As a way of example to illustrate the above, let’s think of a chemical manufacturer that starts selling a fertilizer product from 1998.  For some reason unknown to the manufacturer (i.e.: the product is defective; the product contaminates the environment; the product labels do not contain the proper instructions and/or warnings, etc), that specific product starts to create problems (claims).  The manufacturer has already released a whole defective “batch” of the product into the stream of commerce and does not know when the problem will stop, but it knows it will be a big problem, so it decides to integrate, and reports this claim as a “batch”.  The I.O. or “batch” in this case will be the particular problem with the product that is the common cause of all the claims being reported as a result of the customers applying the product (i.e.: the product’s insufficiency or failure to warn creates health effects –bodily injuries- to every person that applies the product for its intended use.).  Let’s assume that the claim is reported as an I.O. under the 2003-2004 policy period; that the policy has $50 million in limits for that year with a $10 million SIR, and that there are no applicable exclusions.  First, by integrating these “fertilizer” claims, the policyholder will exhaust the underlying limits faster and will get to the excess layer, with the $50 million limit.  More likely than not, an underwriter will exclude coverage for this “fertilizer” product in the 2005 policy year and policies going forward.  Notwithstanding, should the policyholder continue to experience claims for this particular product in 2005, 2006, 2007 and so on, there will still be coverage under the 2003-2004 policy, subject to the $50 million limit.  This is because as we said, the policy language is “frozen”, and the limit is tied-up to the year when the notice of the I.O. was given to the carrier.  It is this kind of situation that the I.O. coverage is best designed to overcome. 

 

Again, each form contains specific provisions dealing with this, and as in any insurance policy, the exclusions help re-shape or re-define the definitions.  The different Bermuda forms contain different requirements, and the I.O. coverage is not a superior one compared to others (claims made for example), but rather a response to specific needs. 
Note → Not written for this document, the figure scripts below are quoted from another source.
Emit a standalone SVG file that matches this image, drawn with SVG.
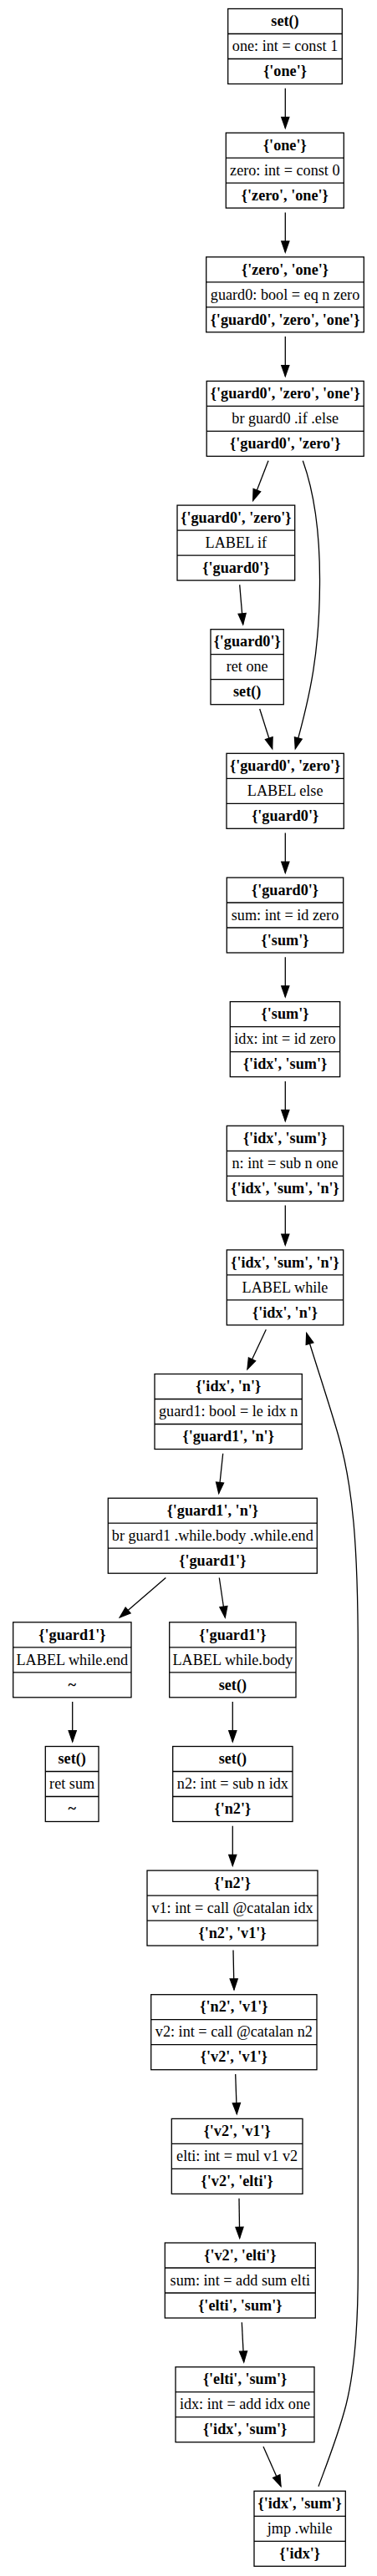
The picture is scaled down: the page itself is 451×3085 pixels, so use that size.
<svg xmlns="http://www.w3.org/2000/svg" width="451" height="3085" viewBox="0 0 451 3085">
<style>
.bx{fill:none;stroke:#000;stroke-width:1.3}
text{font-family:"Liberation Serif","Times New Roman",serif;font-size:18.2px;text-anchor:middle;fill:#000}
.b{font-weight:bold}
.e{fill:none;stroke:#000;stroke-width:1.3;marker-end:url(#arr)}
</style>
<defs>
<marker id="arr" markerUnits="userSpaceOnUse" markerWidth="16" markerHeight="12" viewBox="-1 -1 16 12" refX="13" refY="4.55" orient="auto" overflow="visible">
<path d="M0,0 L13,4.55 L0,9.1 z" fill="#000" stroke="#000" stroke-width="1.3"/>
</marker>
</defs>
<rect width="451" height="3085" fill="#fff"/>

<g id="n1" transform="translate(341,10.5)"><rect class="bx" x="-68.3" y="0" width="136.6" height="90"/><path class="bx" d="M-68.3,30H68.3M-68.3,60H68.3"/><text class="b" y="20.8">set()</text><text y="50.8">one: int = const 1</text><text class="b" y="80.8">{'one'}</text></g>

<g id="n2" transform="translate(340.8,159.1)"><rect class="bx" x="-70.5" y="0" width="141" height="90"/><path class="bx" d="M-70.5,30H70.5M-70.5,60H70.5"/><text class="b" y="20.8">{'one'}</text><text y="50.8">zero: int = const 0</text><text class="b" y="80.8">{'zero', 'one'}</text></g>

<g id="n3" transform="translate(341,307.8)"><rect class="bx" x="-94.3" y="0" width="188.6" height="90"/><path class="bx" d="M-94.3,30H94.3M-94.3,60H94.3"/><text class="b" y="20.8">{'zero', 'one'}</text><text y="50.8">guard0: bool = eq n zero</text><text class="b" y="80.8">{'guard0', 'zero', 'one'}</text></g>

<g id="n4" transform="translate(341.2,456.4)"><rect class="bx" x="-94" y="0" width="188" height="90"/><path class="bx" d="M-94,30H94M-94,60H94"/><text class="b" y="20.8">{'guard0', 'zero', 'one'}</text><text y="50.8">br guard0 .if .else</text><text class="b" y="80.8">{'guard0', 'zero'}</text></g>

<g id="n5" transform="translate(282.35,605.1)"><rect class="bx" x="-70.35" y="0" width="140.7" height="90"/><path class="bx" d="M-70.35,30H70.35M-70.35,60H70.35"/><text class="b" y="20.8">{'guard0', 'zero'}</text><text y="50.8">LABEL if</text><text class="b" y="80.8">{'guard0'}</text></g>

<g id="n6" transform="translate(295.65,753.7)"><rect class="bx" x="-43.65" y="0" width="87.3" height="90"/><path class="bx" d="M-43.65,30H43.65M-43.65,60H43.65"/><text class="b" y="20.8">{'guard0'}</text><text y="50.8">ret one</text><text class="b" y="80.8">set()</text></g>

<g id="n7" transform="translate(341.15,902.3)"><rect class="bx" x="-70.15" y="0" width="140.3" height="90"/><path class="bx" d="M-70.15,30H70.15M-70.15,60H70.15"/><text class="b" y="20.8">{'guard0', 'zero'}</text><text y="50.8">LABEL else</text><text class="b" y="80.8">{'guard0'}</text></g>

<g id="n8" transform="translate(341,1051)"><rect class="bx" x="-69.7" y="0" width="139.4" height="90"/><path class="bx" d="M-69.7,30H69.7M-69.7,60H69.7"/><text class="b" y="20.8">{'guard0'}</text><text y="50.8">sum: int = id zero</text><text class="b" y="80.8">{'sum'}</text></g>

<g id="n9" transform="translate(341,1199.6)"><rect class="bx" x="-65.7" y="0" width="131.4" height="90"/><path class="bx" d="M-65.7,30H65.7M-65.7,60H65.7"/><text class="b" y="20.8">{'sum'}</text><text y="50.8">idx: int = id zero</text><text class="b" y="80.8">{'idx', 'sum'}</text></g>

<g id="n10" transform="translate(341,1348.3)"><rect class="bx" x="-69.7" y="0" width="139.4" height="90"/><path class="bx" d="M-69.7,30H69.7M-69.7,60H69.7"/><text class="b" y="20.8">{'idx', 'sum'}</text><text y="50.8">n: int = sub n one</text><text class="b" y="80.8">{'idx', 'sum', 'n'}</text></g>

<g id="n11" transform="translate(341,1496.9)"><rect class="bx" x="-69.7" y="0" width="139.4" height="90"/><path class="bx" d="M-69.7,30H69.7M-69.7,60H69.7"/><text class="b" y="20.8">{'idx', 'sum', 'n'}</text><text y="50.8">LABEL while</text><text class="b" y="80.8">{'idx', 'n'}</text></g>

<g id="n12" transform="translate(273.15,1645.5)"><rect class="bx" x="-88.15" y="0" width="176.3" height="90"/><path class="bx" d="M-88.15,30H88.15M-88.15,60H88.15"/><text class="b" y="20.8">{'idx', 'n'}</text><text y="50.8">guard1: bool = le idx n</text><text class="b" y="80.8">{'guard1', 'n'}</text></g>

<g id="n13" transform="translate(254.3,1794.2)"><rect class="bx" x="-125" y="0" width="250" height="90"/><path class="bx" d="M-125,30H125M-125,60H125"/><text class="b" y="20.8">{'guard1', 'n'}</text><text y="50.8">br guard1 .while.body .while.end</text><text class="b" y="80.8">{'guard1'}</text></g>

<g id="n14" transform="translate(86.35,1942.8)"><rect class="bx" x="-70.65" y="0" width="141.3" height="90"/><path class="bx" d="M-70.65,30H70.65M-70.65,60H70.65"/><text class="b" y="20.8">{'guard1'}</text><text y="50.8">LABEL while.end</text><text class="b" y="80.8">~</text></g>

<g id="n15" transform="translate(278.35,1942.8)"><rect class="bx" x="-75.65" y="0" width="151.3" height="90"/><path class="bx" d="M-75.65,30H75.65M-75.65,60H75.65"/><text class="b" y="20.8">{'guard1'}</text><text y="50.8">LABEL while.body</text><text class="b" y="80.8">set()</text></g>

<g id="n16" transform="translate(86.15,2091.5)"><rect class="bx" x="-31.85" y="0" width="63.7" height="90"/><path class="bx" d="M-31.85,30H31.85M-31.85,60H31.85"/><text class="b" y="20.8">set()</text><text y="50.8">ret sum</text><text class="b" y="80.8">~</text></g>

<g id="n17" transform="translate(278.35,2091.5)"><rect class="bx" x="-71.65" y="0" width="143.3" height="90"/><path class="bx" d="M-71.65,30H71.65M-71.65,60H71.65"/><text class="b" y="20.8">set()</text><text y="50.8">n2: int = sub n idx</text><text class="b" y="80.8">{'n2'}</text></g>

<g id="n18" transform="translate(278,2240.1)"><rect class="bx" x="-102" y="0" width="204" height="90"/><path class="bx" d="M-102,30H102M-102,60H102"/><text class="b" y="20.8">{'n2'}</text><text y="50.8">v1: int = call @catalan idx</text><text class="b" y="80.8">{'n2', 'v1'}</text></g>

<g id="n19" transform="translate(279.85,2388.7)"><rect class="bx" x="-99.15" y="0" width="198.3" height="90"/><path class="bx" d="M-99.15,30H99.15M-99.15,60H99.15"/><text class="b" y="20.8">{'n2', 'v1'}</text><text y="50.8">v2: int = call @catalan n2</text><text class="b" y="80.8">{'v2', 'v1'}</text></g>

<g id="n20" transform="translate(283.65,2537.4)"><rect class="bx" x="-78.35" y="0" width="156.7" height="90"/><path class="bx" d="M-78.35,30H78.35M-78.35,60H78.35"/><text class="b" y="20.8">{'v2', 'v1'}</text><text y="50.8">elti: int = mul v1 v2</text><text class="b" y="80.8">{'v2', 'elti'}</text></g>

<g id="n21" transform="translate(287.3,2686)"><rect class="bx" x="-90" y="0" width="180" height="90"/><path class="bx" d="M-90,30H90M-90,60H90"/><text class="b" y="20.8">{'v2', 'elti'}</text><text y="50.8">sum: int = add sum elti</text><text class="b" y="80.8">{'elti', 'sum'}</text></g>

<g id="n22" transform="translate(293,2834.7)"><rect class="bx" x="-83" y="0" width="166" height="90"/><path class="bx" d="M-83,30H83M-83,60H83"/><text class="b" y="20.8">{'elti', 'sum'}</text><text y="50.8">idx: int = add idx one</text><text class="b" y="80.8">{'idx', 'sum'}</text></g>

<g id="n23" transform="translate(358.65,2983.3)"><rect class="bx" x="-54.65" y="0" width="109.3" height="90"/><path class="bx" d="M-54.65,30H54.65M-54.65,60H54.65"/><text class="b" y="20.8">{'idx', 'sum'}</text><text y="50.8">jmp .while</text><text class="b" y="80.8">{'idx'}</text></g>

<g id="edges">
<path class="e" d="M341.3,105.8 L341.3,153.3"/>
<path class="e" d="M341.3,254.4 L341.3,302"/>
<path class="e" d="M341.3,403.1 L341.3,450.6"/>
<path class="e" d="M321,551.7 L302.7,599.3"/>
<path class="e" d="M362.3,551.7 C376,590 383,640 382.5,700 C382,780 372,830 353.3,896.5"/>
<path class="e" d="M286.7,700.4 L290.7,747.9"/>
<path class="e" d="M310.7,849 L325.7,896.5"/>
<path class="e" d="M341.3,997.6 L341.3,1045.2"/>
<path class="e" d="M341.3,1146.3 L341.3,1193.8"/>
<path class="e" d="M341.3,1294.9 L341.3,1342.5"/>
<path class="e" d="M341.3,1443.6 L341.3,1491.1"/>
<path class="e" d="M318.3,1592.2 L296,1639.7"/>
<path class="e" d="M266.7,1740.8 L261.7,1788.4"/>
<path class="e" d="M198.3,1889.5 L143.3,1937"/>
<path class="e" d="M262.3,1889.5 L269.3,1937"/>
<path class="e" d="M86.7,2038.1 L86.7,2085.7"/>
<path class="e" d="M278.3,2038.1 L278.3,2085.7"/>
<path class="e" d="M278.3,2186.8 L278.3,2234.3"/>
<path class="e" d="M279,2335.4 L280,2382.9"/>
<path class="e" d="M281.7,2484 L283.3,2531.6"/>
<path class="e" d="M286,2632.7 L286.7,2680.2"/>
<path class="e" d="M289.3,2781.3 L291.7,2828.9"/>
<path class="e" d="M315,2930 L336,2977.5"/>
<path class="e" d="M381,2977.7 C392,2948 405,2915 414,2880 C424,2840 428.3,2790 428.3,2720 L428.3,1980 C428.3,1850 422,1780 405,1720 C395,1685 380,1640 366.7,1596.7"/>
</g>
</svg>
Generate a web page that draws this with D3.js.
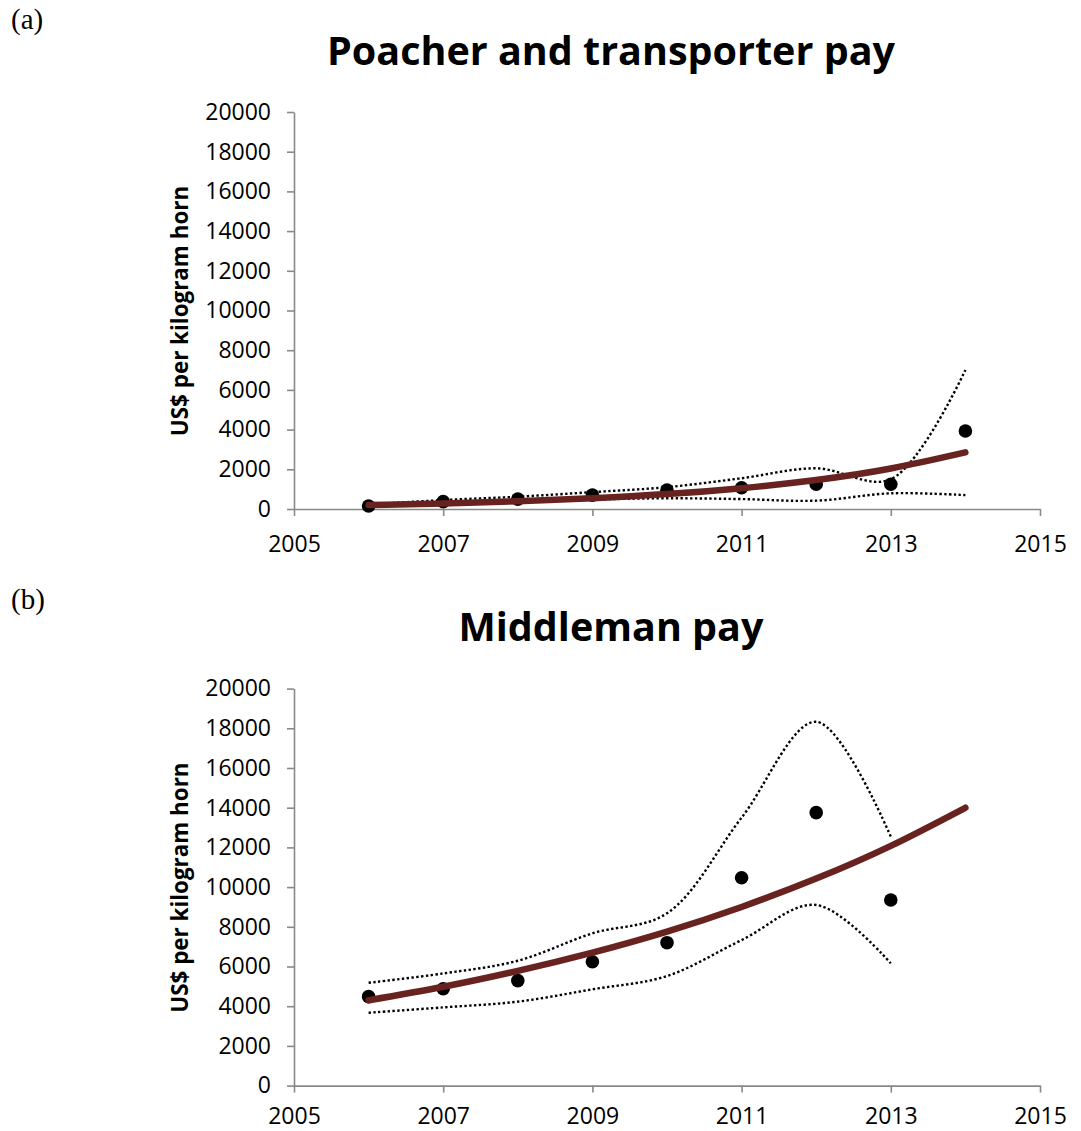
<!doctype html>
<html>
<head>
<meta charset="utf-8">
<script src="https://cdnjs.cloudflare.com/ajax/libs/d3/7.8.5/d3.min.js"></script>
<style>
  body { margin: 0; background: #fff; }
  svg { display: block; }
  .tick text { font-family: "Open Sans", sans-serif; font-size: 23px; fill: #000; }
  .domain, .tick line { stroke: #898989; stroke-width: 1.6; }
</style>
</head>
<body>
<svg width="1081" height="1131"></svg>
<script>
// --- data ---
var years = [2006, 2007, 2008, 2009, 2010, 2011, 2012, 2013, 2014];
var poacherPay   = [150, 370, 500, 700, 950, 1070, 1250, 1250, 3930];
var poacherTrend = [200, 280, 390, 540, 750, 1050, 1460, 2040, 2850];
var poacherUpper = [230, 450, 620, 850, 1100, 1550, 2050, 1500, 7000];
var poacherLower = [120, 270, 400, 480, 540, 500, 420, 790, 700];

var midYears = [2006, 2007, 2008, 2009, 2010, 2011, 2012, 2013];
var middlemanPay   = [4480, 4880, 5290, 6240, 7200, 10470, 13750, 9350];
var middlemanTrend = [4300, 4980, 5780, 6700, 7760, 9000, 10430, 12080, 14000];
var middlemanUpper = [5180, 5650, 6290, 7670, 8680, 13500, 18330, 12540];
var middlemanLower = [3670, 3940, 4230, 4850, 5520, 7330, 9100, 6160];

var xTicks = [2005, 2007, 2009, 2011, 2013, 2015];
var yTicks = [0, 2000, 4000, 6000, 8000, 10000, 12000, 14000, 16000, 18000, 20000];

var svg = d3.select("svg");

function zip(xs, ys) { return xs.map(function(x, i) { return [x, ys[i]]; }); }

function panel(cfg) {
  var x = d3.scaleLinear().domain([2005, 2015]).range([294, 1040]);
  var y = d3.scaleLinear().domain([0, 20000]).range([cfg.bottom, cfg.bottom - 397]);
  var g = svg.append("g");

  g.append("text").attr("x", 11).attr("y", cfg.labelY)
    .style("font-family", "'Liberation Serif', serif").style("font-size", "29px")
    .text(cfg.letter);

  g.append("text").attr("x", 611).attr("y", cfg.titleY).attr("text-anchor", "middle")
    .style("font-family", "'Open Sans', sans-serif").style("font-weight", "bold")
    .style("font-size", "39.5px").text(cfg.title);

  g.append("text")
    .attr("transform", "translate(188," + (cfg.bottom - 198) + ") rotate(-90)")
    .attr("text-anchor", "middle")
    .style("font-family", "'Open Sans', sans-serif").style("font-weight", "bold")
    .style("font-size", "22.4px").text("US$ per kilogram horn");

  g.append("g").attr("transform", "translate(294,0)")
    .call(d3.axisLeft(y).tickValues(yTicks).tickSize(7).tickSizeOuter(0).tickPadding(16)
      .tickFormat(d3.format("d")));

  g.append("g").attr("transform", "translate(0," + cfg.bottom + ")")
    .call(d3.axisBottom(x).tickValues(xTicks).tickSize(7).tickSizeOuter(0).tickPadding(cfg.xPad)
      .tickFormat(d3.format("d")));

  var line = d3.line().x(function(d) { return x(d[0]); }).y(function(d) { return y(d[1]); })
    .curve(d3.curveCatmullRom.alpha(0.5));

  [cfg.upper, cfg.lower].forEach(function(s) {
    g.append("path").datum(zip(cfg.ciYears, s)).attr("d", line)
      .attr("fill", "none").attr("stroke", "#000").attr("stroke-width", 2.4)
      .attr("stroke-dasharray", "2.4,2.4");
  });

  g.selectAll("circle.pt").data(zip(cfg.ptYears, cfg.pay)).enter().append("circle")
    .attr("class", "pt").attr("cx", function(d) { return x(d[0]); })
    .attr("cy", function(d) { return y(d[1]); }).attr("r", 6.8).attr("fill", "#000");

  var trendLine = d3.line().x(function(d) { return x(d[0]); }).y(function(d) { return y(d[1]); })
    .curve(d3.curveNatural);
  g.append("path").datum(zip(years, cfg.trend)).attr("d", trendLine)
    .attr("fill", "none").attr("stroke", "#68221f").attr("stroke-width", 6.5)
    .attr("stroke-linecap", "round");
}

panel({ letter: "(a)", labelY: 29, title: "Poacher and transporter pay", titleY: 65, bottom: 509,
  xPad: 20, ptYears: years, pay: poacherPay, trend: poacherTrend, ciYears: years,
  upper: poacherUpper, lower: poacherLower });

panel({ letter: "(b)", labelY: 609, title: "Middleman pay", titleY: 641, bottom: 1085.6,
  xPad: 15, ptYears: midYears, pay: middlemanPay, trend: middlemanTrend, ciYears: midYears,
  upper: middlemanUpper, lower: middlemanLower });
</script>
</body>
</html>
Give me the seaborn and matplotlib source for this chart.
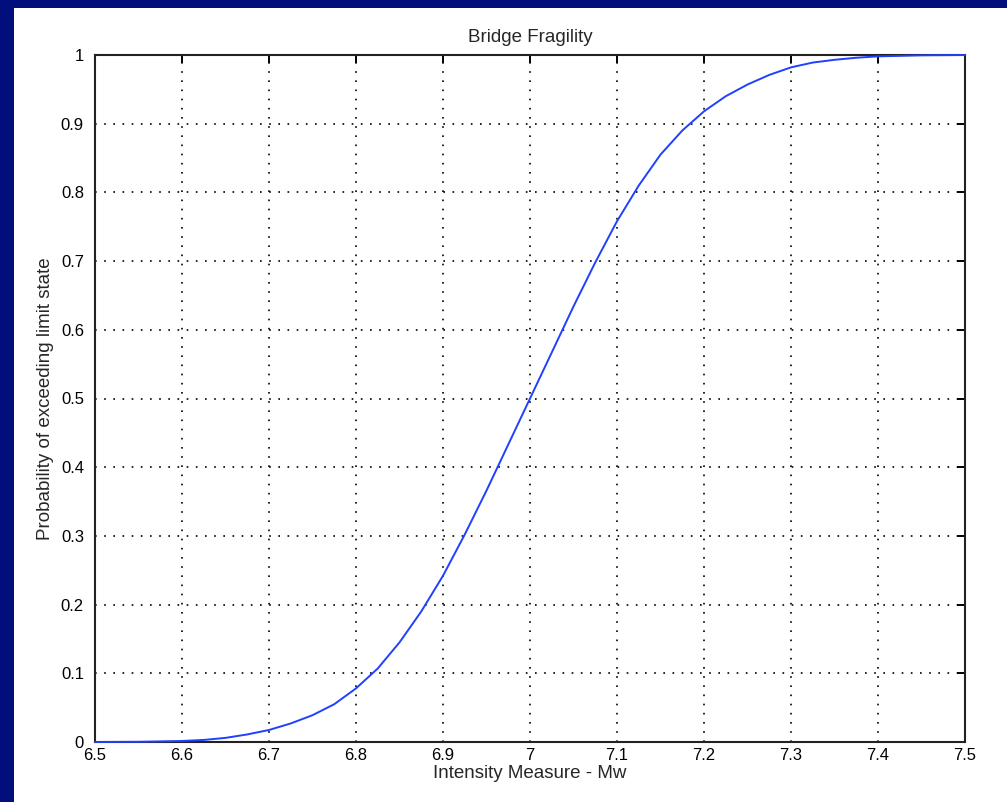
import numpy as np
import matplotlib
matplotlib.use("Agg")
import matplotlib.pyplot as plt
import seaborn as sns
import pandas as pd
from matplotlib.patches import Rectangle

# values
intensity_mw = [6.500, 6.550, 6.600, 6.625, 6.650, 6.675, 6.700, 6.725, 6.750, 6.775,
                6.800, 6.825, 6.850, 6.875, 6.900, 6.925, 6.950, 6.975, 7.000, 7.025,
                7.050, 7.075, 7.100, 7.125, 7.150, 7.175, 7.200, 7.225, 7.250, 7.275,
                7.300, 7.325, 7.350, 7.375, 7.400, 7.450, 7.500]
prob_exceed = [0.0, 0.0003, 0.0015, 0.003, 0.006, 0.011, 0.0175, 0.027, 0.039, 0.055,
               0.078, 0.107, 0.145, 0.190, 0.242, 0.302, 0.366, 0.433, 0.500, 0.567,
               0.634, 0.698, 0.758, 0.810, 0.855, 0.890, 0.918, 0.940, 0.957, 0.971,
               0.982, 0.989, 0.993, 0.996, 0.998, 0.9995, 1.0]
x_ticks = [6.5, 6.6, 6.7, 6.8, 6.9, 7.0, 7.1, 7.2, 7.3, 7.4, 7.5]
x_tick_labels = ["6.5", "6.6", "6.7", "6.8", "6.9", "7", "7.1", "7.2", "7.3", "7.4", "7.5"]
y_ticks = [0, 0.1, 0.2, 0.3, 0.4, 0.5, 0.6, 0.7, 0.8, 0.9, 1.0]
y_tick_labels = ["0", "0.1", "0.2", "0.3", "0.4", "0.5", "0.6", "0.7", "0.8", "0.9", "1"]

df = pd.DataFrame({"Mw": intensity_mw, "P": prob_exceed})

sns.set_style("white")
plt.rcParams['font.family'] = ['Liberation Sans', 'DejaVu Sans']

fig = plt.figure(figsize=(10.07, 8.02), dpi=100, facecolor="#020E7C")
fig.patches.append(Rectangle((14 / 1007, 0), 1 - 14 / 1007, (802 - 8) / 802,
                             transform=fig.transFigure, facecolor="white",
                             edgecolor="none", zorder=-10))

ax = fig.add_axes([95 / 1007, 60 / 802, 870 / 1007, 687 / 802])
ax.set_facecolor("white")
sns.lineplot(data=df, x="Mw", y="P", ax=ax, color="#2040ff", linewidth=1.4,
             clip_on=False, zorder=5)

ax.set_xlim(6.5, 7.5)
ax.set_ylim(0, 1)
ax.set_xticks(x_ticks)
ax.set_xticklabels(x_tick_labels)
ax.set_yticks(y_ticks)
ax.set_yticklabels(y_tick_labels)
ax.grid(True, color="black", linestyle=(0, (1, 4.5)), linewidth=1.2)
ax.tick_params(direction="in", length=6, width=1.4, colors="black",
               labelsize=12, top=True, right=True)
ax.tick_params(axis="x", pad=4)
ax.tick_params(axis="y", pad=8)
for s in ax.spines.values():
    s.set_visible(True)
    s.set_color("#222222")
    s.set_linewidth(1.5)

ax.set_title("Bridge Fragility", fontsize=13.5, pad=9)
ax.set_xlabel("Intensity Measure - Mw", fontsize=13.5, labelpad=2)
ax.set_ylabel("Probability of exceeding limit state", fontsize=13.5, labelpad=5)

fig.savefig("out.png", dpi=100, facecolor=fig.get_facecolor())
(*)  Law degree (Catholic University of Argentina); postgraduate degree in Maritime law (University of Buenos Aires); diploma in Risk and Insurance (The College of Insurance, New York);

ARE- Associate in Reinsurance (CPCU Institute)  

Internship in New York Maritime-Insurance Law Firm assisting in analysis, evaluation, preparation and strategies relating claims being handled in South America.  Joined AIG in 2002, currently holds a manager position in Environmental Claims-High Profile department.

   

[1] SIRs in the range of $10,000,000 to $50,000,000 are not at all uncommon for many corporations which purchase insurance in Bermuda. 

[2] In many instances losses from products have emerged and developed over a long period of years (the “once innocuous” asbestos; as well as several chemicals are perfect examples of this). 

[3] It is important to note that since there is more than one carrier offering this coverage and the forms used vary within each company, we will describe the effects, characteristics and approaches that are common to all forms, without emphasizing anyone in particular. 

[4] To “batch” or “integrate” claims will be used interchangeable.  A “batch” is a term used to describe a claim form by a number of losses that arise out of the same cause. 

[5] Breast implant litigation is a good illustration of an I.O.  Thousands of women alleged injuries caused by silicone leaking from their breast implants.  However, the damages claimed by most of them were far below the typical $25-$50 million per occurrence attachment point of the insurers.  By being able to integrate these claims, the manufacturers of breast implants were able to submit a large claim to their Bermuda insurers and gain access to the excess coverage.